Task requirements |
Give the number of lines containing the word "chart", and nothing else.

====

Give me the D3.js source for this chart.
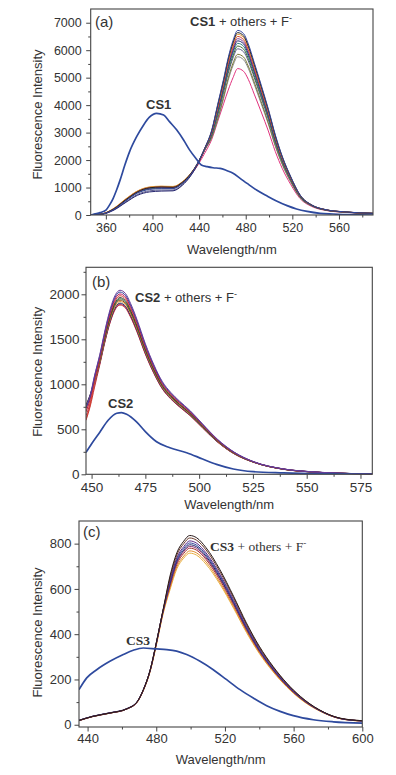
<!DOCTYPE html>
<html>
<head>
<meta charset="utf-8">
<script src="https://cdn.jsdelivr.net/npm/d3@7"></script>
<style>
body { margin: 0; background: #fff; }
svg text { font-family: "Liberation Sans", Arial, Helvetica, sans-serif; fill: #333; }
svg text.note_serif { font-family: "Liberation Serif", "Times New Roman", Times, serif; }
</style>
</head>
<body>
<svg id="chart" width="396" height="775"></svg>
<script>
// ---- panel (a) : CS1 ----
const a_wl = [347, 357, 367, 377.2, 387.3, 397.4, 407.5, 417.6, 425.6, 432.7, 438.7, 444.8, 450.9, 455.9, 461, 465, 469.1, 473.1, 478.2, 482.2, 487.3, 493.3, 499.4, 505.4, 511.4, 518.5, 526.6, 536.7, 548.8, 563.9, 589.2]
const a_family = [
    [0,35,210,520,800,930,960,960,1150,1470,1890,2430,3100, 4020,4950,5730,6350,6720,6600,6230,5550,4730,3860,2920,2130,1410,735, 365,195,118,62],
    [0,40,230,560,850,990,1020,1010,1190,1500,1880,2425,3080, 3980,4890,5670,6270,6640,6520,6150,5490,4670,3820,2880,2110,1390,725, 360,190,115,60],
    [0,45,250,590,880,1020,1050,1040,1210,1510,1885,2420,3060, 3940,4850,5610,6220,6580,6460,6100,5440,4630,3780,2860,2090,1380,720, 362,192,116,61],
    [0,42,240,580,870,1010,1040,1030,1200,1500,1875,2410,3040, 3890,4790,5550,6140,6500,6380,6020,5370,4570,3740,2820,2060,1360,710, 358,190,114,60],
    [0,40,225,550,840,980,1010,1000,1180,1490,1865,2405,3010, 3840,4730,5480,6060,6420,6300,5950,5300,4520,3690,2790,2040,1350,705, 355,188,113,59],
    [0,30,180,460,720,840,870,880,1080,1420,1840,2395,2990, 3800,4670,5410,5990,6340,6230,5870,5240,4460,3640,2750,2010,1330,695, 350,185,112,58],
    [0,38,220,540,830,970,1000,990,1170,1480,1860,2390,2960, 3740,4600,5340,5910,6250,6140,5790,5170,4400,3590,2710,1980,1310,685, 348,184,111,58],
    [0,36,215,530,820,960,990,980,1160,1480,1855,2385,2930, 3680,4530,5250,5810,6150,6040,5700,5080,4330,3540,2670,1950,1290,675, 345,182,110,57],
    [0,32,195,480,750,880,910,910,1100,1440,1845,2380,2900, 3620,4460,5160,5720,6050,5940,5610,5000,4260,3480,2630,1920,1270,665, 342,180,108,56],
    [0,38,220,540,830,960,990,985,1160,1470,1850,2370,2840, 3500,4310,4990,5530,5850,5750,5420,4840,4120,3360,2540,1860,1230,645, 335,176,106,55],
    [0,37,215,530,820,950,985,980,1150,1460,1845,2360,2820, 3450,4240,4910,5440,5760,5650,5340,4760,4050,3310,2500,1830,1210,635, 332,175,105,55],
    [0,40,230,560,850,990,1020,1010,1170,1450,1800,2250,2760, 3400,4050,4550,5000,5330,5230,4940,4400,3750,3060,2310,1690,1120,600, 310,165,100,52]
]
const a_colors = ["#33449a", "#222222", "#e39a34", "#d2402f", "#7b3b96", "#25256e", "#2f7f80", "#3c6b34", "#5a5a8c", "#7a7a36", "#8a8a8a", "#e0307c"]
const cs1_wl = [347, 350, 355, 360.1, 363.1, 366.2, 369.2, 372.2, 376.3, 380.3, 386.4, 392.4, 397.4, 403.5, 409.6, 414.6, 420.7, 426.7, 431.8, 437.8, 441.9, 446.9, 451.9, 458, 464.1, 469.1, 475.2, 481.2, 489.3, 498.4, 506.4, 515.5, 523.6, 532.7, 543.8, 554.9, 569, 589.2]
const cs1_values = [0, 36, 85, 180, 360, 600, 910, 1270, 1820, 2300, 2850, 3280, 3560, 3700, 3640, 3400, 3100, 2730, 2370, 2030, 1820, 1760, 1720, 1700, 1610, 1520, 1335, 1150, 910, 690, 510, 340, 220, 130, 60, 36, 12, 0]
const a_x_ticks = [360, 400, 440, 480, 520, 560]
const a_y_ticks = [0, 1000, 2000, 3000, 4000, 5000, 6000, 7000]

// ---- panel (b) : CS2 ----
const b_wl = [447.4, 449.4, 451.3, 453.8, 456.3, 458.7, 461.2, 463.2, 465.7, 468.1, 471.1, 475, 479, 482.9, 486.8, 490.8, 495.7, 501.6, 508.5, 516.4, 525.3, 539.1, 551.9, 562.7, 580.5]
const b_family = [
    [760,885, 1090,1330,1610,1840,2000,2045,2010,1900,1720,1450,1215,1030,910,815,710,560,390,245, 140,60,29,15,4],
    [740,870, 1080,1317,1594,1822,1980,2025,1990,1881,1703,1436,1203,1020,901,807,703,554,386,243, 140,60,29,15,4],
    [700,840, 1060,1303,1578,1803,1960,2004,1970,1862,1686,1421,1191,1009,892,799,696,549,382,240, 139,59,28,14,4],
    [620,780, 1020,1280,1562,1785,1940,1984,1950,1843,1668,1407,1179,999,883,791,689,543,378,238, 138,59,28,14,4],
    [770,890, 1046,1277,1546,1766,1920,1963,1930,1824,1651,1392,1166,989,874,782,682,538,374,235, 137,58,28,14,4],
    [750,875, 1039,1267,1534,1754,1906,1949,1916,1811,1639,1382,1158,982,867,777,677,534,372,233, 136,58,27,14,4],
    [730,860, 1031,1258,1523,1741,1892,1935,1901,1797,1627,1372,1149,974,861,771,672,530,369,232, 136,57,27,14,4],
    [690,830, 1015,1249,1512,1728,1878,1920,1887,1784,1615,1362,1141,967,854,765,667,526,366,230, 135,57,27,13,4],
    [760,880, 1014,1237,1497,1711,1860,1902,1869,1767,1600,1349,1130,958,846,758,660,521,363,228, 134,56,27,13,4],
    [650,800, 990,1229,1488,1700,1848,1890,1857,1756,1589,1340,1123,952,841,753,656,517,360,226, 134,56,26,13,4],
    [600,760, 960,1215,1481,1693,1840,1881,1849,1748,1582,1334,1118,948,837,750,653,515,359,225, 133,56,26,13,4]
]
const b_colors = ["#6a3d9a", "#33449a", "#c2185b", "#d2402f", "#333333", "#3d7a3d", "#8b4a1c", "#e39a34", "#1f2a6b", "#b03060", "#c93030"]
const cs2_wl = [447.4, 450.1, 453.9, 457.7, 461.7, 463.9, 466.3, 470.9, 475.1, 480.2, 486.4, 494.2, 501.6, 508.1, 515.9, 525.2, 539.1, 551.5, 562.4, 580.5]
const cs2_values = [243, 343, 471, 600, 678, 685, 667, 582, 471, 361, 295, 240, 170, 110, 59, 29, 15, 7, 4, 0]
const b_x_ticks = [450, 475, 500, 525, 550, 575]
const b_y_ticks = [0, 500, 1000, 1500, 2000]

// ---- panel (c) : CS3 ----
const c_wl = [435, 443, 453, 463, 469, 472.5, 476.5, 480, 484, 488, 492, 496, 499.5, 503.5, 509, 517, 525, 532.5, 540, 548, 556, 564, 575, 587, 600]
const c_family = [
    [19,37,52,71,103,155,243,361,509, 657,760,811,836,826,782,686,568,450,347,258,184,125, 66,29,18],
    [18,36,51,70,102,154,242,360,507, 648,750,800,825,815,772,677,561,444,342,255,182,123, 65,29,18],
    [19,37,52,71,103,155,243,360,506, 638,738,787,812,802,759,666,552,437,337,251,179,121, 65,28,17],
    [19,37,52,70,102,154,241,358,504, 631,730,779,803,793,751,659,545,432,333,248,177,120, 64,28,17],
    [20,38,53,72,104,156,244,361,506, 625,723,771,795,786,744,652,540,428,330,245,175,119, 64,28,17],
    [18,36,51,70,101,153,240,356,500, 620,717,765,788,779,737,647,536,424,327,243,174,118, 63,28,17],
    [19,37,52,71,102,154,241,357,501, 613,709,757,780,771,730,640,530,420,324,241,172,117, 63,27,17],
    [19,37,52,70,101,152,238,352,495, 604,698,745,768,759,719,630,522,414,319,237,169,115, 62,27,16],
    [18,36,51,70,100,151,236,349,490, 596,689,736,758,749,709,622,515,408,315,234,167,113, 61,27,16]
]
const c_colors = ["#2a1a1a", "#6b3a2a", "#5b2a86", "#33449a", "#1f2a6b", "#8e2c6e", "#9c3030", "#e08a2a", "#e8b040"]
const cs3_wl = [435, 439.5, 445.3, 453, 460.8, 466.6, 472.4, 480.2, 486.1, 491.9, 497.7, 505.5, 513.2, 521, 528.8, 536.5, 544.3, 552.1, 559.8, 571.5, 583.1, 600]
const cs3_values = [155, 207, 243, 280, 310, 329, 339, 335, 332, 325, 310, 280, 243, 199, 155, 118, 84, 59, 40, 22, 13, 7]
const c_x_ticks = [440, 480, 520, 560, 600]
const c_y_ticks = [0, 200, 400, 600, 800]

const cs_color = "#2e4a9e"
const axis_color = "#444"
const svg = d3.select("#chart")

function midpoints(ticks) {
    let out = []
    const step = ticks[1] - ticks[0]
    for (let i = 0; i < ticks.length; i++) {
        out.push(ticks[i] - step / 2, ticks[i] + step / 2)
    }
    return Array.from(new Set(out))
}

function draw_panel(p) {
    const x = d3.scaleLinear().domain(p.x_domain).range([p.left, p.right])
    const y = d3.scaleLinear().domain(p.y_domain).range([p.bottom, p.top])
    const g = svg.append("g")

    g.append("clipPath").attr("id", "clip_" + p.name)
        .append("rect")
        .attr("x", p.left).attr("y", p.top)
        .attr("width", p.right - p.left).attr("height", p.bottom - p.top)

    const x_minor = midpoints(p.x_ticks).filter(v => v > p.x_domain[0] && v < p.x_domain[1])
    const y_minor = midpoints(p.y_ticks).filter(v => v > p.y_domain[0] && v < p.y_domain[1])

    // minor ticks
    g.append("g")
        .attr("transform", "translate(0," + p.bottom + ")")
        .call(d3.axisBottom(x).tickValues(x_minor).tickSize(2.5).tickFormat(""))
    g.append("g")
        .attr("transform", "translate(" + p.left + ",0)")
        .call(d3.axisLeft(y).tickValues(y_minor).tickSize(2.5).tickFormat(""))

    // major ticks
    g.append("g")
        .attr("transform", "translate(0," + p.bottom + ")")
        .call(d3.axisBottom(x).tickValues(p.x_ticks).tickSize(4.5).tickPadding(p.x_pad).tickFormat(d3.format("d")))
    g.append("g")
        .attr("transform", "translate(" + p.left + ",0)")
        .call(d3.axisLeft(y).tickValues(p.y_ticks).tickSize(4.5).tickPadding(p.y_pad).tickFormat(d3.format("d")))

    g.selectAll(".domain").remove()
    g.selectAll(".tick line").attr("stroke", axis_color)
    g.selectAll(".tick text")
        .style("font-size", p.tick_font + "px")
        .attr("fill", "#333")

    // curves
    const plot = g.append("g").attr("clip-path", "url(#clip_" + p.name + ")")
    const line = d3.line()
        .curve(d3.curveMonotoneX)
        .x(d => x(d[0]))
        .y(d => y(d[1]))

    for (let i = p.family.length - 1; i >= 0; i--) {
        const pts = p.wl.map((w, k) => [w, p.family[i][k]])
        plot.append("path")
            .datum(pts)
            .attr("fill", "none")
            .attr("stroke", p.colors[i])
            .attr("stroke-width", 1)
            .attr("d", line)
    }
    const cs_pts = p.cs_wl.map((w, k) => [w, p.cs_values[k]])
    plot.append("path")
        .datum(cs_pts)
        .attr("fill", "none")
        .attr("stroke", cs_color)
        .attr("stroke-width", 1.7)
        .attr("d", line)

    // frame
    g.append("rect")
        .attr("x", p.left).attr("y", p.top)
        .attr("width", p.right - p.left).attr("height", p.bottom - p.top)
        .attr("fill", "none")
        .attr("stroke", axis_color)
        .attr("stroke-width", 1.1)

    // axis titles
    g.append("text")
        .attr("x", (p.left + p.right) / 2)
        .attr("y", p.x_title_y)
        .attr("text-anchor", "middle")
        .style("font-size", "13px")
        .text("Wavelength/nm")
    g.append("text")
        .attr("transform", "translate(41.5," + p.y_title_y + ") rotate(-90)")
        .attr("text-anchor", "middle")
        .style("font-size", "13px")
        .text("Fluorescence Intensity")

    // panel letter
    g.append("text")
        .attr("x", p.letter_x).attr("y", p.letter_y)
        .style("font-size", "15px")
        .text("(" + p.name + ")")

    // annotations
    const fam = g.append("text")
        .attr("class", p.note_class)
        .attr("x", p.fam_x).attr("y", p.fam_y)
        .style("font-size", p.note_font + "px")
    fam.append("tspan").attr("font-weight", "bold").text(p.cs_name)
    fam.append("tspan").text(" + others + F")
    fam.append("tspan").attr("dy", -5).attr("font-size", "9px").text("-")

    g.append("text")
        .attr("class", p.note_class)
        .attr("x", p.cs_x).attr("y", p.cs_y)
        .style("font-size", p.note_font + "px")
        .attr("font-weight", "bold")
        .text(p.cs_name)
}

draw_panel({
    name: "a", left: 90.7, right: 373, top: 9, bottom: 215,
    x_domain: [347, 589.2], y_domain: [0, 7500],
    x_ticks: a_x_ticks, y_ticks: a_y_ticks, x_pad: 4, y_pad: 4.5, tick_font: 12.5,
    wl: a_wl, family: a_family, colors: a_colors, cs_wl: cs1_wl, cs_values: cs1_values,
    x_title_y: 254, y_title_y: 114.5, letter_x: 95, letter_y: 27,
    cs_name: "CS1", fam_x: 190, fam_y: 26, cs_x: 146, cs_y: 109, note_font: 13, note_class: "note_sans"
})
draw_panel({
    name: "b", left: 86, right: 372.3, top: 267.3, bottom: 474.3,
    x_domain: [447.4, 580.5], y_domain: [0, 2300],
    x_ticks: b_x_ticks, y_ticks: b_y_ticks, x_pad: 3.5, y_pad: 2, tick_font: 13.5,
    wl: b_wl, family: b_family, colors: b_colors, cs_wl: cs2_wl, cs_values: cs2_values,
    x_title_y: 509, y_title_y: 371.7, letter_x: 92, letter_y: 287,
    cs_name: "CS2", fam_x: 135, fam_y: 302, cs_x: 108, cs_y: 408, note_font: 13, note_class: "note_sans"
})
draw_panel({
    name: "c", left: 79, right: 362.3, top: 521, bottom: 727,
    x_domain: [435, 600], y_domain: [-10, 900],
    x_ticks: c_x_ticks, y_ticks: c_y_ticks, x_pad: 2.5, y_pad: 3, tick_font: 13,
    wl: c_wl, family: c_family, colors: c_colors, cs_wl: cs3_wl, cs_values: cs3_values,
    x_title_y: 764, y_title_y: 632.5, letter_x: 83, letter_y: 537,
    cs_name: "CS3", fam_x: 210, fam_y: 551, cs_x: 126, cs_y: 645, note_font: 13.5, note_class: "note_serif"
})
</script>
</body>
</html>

====

Expected output |
3